§ TASK TO CARRY OUT:
Show all lines from the data that include the word "this".
______________________________
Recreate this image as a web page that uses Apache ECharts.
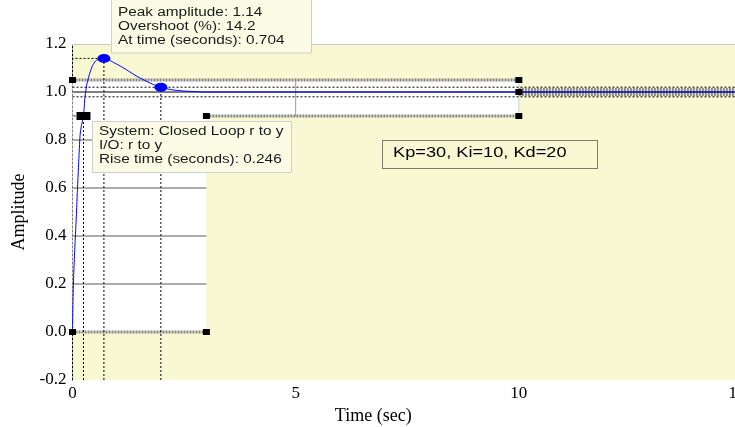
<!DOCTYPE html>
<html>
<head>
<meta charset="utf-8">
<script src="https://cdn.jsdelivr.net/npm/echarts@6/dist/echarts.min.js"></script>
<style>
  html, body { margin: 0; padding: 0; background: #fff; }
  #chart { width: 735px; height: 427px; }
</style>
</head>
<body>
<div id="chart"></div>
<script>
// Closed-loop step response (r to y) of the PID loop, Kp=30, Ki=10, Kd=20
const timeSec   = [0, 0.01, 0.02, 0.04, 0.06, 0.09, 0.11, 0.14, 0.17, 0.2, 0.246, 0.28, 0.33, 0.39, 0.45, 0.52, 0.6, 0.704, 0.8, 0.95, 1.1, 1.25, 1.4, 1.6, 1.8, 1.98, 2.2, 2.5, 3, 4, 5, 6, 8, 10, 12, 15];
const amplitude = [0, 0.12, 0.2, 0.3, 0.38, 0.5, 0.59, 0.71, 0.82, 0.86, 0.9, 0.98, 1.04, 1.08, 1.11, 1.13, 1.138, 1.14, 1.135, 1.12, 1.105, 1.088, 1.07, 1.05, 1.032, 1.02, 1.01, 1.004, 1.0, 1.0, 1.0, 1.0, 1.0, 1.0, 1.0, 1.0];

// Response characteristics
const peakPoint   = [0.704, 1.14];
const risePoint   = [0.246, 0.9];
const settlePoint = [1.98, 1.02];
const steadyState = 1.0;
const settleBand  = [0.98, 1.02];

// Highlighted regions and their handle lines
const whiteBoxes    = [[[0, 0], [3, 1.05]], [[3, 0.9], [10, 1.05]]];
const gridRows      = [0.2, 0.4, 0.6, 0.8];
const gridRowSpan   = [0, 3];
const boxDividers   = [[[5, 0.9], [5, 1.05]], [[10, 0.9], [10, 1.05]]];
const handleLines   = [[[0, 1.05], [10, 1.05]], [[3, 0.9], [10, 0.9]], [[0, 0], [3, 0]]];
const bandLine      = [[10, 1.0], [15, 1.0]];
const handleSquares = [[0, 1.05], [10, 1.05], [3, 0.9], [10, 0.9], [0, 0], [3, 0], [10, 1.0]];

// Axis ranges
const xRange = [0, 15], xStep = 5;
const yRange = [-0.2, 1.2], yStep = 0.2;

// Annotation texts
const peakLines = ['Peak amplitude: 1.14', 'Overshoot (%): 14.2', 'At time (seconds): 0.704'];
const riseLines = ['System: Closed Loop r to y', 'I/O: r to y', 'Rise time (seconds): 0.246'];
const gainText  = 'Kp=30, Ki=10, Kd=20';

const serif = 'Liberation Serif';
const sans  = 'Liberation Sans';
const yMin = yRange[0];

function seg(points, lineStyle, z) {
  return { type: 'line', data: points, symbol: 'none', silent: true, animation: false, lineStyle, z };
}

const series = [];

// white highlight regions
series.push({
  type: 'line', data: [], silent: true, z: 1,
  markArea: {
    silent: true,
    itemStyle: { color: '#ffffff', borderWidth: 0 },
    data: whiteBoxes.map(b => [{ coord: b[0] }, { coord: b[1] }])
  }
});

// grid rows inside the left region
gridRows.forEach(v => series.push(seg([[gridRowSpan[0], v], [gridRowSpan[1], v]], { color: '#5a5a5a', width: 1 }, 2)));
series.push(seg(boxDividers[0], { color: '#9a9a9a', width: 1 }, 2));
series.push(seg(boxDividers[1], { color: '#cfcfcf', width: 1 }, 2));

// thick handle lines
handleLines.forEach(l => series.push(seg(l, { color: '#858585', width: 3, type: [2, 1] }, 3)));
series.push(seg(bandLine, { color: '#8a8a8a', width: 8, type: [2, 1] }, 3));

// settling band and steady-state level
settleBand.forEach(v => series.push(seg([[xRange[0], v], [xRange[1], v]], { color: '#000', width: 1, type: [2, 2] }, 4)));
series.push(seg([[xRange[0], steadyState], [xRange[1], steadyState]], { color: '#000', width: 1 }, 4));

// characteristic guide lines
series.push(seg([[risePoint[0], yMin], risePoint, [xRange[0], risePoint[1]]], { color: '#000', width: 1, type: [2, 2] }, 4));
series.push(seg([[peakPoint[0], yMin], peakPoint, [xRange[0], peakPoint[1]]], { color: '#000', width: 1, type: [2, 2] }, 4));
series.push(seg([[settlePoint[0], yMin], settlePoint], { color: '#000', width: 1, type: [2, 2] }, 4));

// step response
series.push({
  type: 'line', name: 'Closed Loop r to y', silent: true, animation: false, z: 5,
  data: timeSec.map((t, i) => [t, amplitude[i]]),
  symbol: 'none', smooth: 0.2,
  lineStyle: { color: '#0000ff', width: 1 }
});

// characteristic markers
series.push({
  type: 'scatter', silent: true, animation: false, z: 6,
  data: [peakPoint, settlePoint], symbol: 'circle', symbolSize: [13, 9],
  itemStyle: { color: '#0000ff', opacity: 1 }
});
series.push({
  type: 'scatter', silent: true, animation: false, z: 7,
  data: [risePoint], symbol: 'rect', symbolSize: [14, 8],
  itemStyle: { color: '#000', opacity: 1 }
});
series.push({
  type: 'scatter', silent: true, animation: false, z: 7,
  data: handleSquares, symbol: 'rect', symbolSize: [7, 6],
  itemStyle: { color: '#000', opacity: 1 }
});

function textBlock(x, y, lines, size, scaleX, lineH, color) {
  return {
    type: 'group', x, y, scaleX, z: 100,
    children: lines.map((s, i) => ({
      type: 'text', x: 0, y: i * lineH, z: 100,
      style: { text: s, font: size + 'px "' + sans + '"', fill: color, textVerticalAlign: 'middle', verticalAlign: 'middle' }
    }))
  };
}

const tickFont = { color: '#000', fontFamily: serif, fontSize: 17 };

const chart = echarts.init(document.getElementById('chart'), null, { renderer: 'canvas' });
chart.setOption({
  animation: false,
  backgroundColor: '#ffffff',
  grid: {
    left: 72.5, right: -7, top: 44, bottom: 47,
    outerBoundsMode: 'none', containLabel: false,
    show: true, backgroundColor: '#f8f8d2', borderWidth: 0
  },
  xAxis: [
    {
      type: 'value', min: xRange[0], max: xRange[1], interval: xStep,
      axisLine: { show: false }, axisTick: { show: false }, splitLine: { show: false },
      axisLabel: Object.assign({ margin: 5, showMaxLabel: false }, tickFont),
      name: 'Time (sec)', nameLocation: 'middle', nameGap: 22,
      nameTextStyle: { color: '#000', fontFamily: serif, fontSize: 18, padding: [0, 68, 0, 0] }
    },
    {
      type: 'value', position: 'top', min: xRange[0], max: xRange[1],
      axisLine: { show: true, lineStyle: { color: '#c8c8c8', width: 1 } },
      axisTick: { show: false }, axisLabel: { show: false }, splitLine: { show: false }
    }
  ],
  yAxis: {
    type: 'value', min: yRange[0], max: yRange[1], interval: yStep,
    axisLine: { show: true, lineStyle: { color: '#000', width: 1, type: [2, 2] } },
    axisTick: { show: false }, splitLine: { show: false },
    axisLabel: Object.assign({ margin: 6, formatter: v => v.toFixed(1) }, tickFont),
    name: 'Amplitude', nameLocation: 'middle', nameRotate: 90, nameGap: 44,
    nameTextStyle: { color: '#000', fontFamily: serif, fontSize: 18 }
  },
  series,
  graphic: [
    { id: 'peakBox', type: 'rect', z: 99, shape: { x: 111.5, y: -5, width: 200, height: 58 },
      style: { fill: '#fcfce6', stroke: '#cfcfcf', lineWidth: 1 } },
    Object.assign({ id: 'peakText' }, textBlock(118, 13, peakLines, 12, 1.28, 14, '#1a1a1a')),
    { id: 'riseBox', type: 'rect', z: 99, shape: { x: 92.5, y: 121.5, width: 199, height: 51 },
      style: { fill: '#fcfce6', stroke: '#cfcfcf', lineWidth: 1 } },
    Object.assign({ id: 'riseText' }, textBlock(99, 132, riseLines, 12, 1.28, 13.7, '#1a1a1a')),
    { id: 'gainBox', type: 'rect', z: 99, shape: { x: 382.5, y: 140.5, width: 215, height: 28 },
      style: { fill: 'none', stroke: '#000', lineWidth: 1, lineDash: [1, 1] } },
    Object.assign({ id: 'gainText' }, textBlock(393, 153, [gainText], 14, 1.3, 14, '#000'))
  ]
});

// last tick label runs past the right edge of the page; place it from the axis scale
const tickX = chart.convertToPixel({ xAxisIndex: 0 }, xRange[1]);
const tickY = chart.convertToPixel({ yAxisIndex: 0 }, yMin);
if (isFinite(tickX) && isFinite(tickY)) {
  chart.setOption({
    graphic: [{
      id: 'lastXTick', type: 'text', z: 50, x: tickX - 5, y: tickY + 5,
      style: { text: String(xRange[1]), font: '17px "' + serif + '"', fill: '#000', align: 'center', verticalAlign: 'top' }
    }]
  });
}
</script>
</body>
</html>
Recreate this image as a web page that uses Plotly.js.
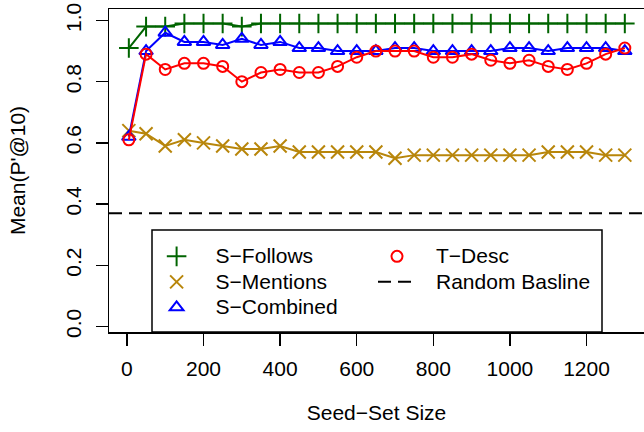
______________________________
§ COMPLETE RESPONSE:
Recreate this image as a web page that uses Apache ECharts.
Recreate this image as a web page that uses Plotly.js.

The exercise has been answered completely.